A human paper established that CALM-generated heatmaps are more aligned with both the provided logic and human spatial preferences than those produced by logic-only or neural-only baselines, with results significant at $p < 0.0001$. This demonstrates CALM’s ability to respect hard symbolic constraints while aligning with nuanced, multi-modal perceptual context.

5. Logical, Mathematical, and Implementation Details

CALM’s formalism relies on direct analogs to fuzzy logic operations and integrates these with neural context evaluators:

• Conjunction: $A \land B = \min(A, B)$
• Disjunction: $A \lor B = \max(A, B)$
• Negation: $\neg A = 1 - A$
• Universal quantification: $$\forall_{T} x \in S, P(x) \iff \min_{x \in S} P(x) \geq T$$
• Analog predicate value from domain trees: $T = \prod_{i=1}^n t_i$, with $t_i$ the neural output at refinement $i$.

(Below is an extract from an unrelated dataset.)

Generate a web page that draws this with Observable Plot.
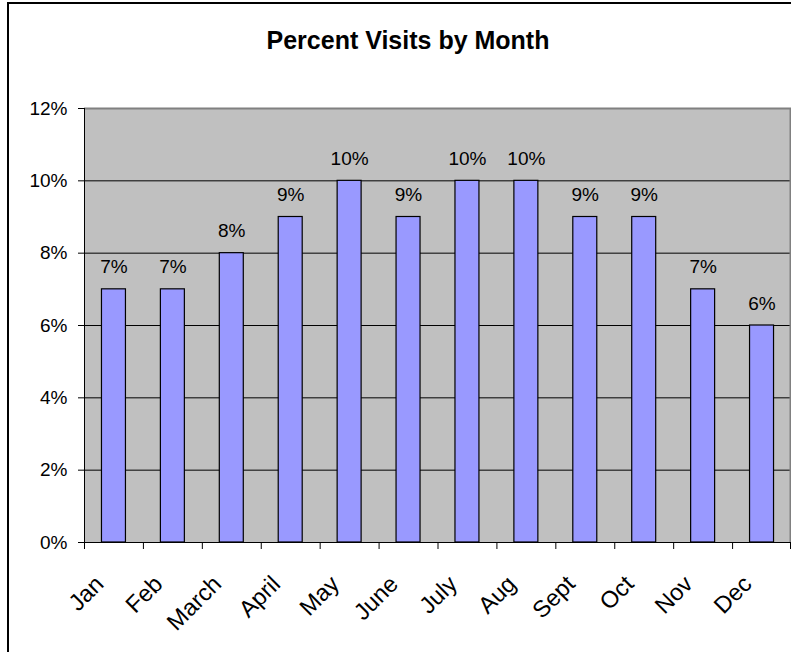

CALM’s architecture modularizes neural predicate evaluators and symbolic constraint logic, enabling extensibility to arbitrary modalities and logic structures. The approach is illustrated in the paper via diagrams showing domain tree traversal and heatmap generation, highlighting its interpretability advantages.

6. Implications, Applications, and Future Directions

CALM’s hybrid structure enables AI systems to achieve both the interpretability and generalization required for real-world, context-sensitive reasoning. Potential applications include:

• Robotics and manipulation (e.g., instructable spatial reasoning)
• Interior design, architecture, and layout generation using logical statements and perceptual constraints
• Image editing and inpainting, where logical structure guides the placement or modification of scene elements with models such as Stable Diffusion

Its domain tree approach and analog truth values provide a path toward robust, compositional reasoning in multi-modal environments without sacrificing structural guarantees. CALM generalizes to tasks where neither symbolic nor neural approaches alone suffice.

Future research may extend CALM to broader classes of predicates, richer multi-modal input spaces, and interactive or online learning settings. Its modular design positions it as a foundational framework for next-generation AI requiring both precision and context-driven generalization (Jacobson et al., 17 Jun 2025).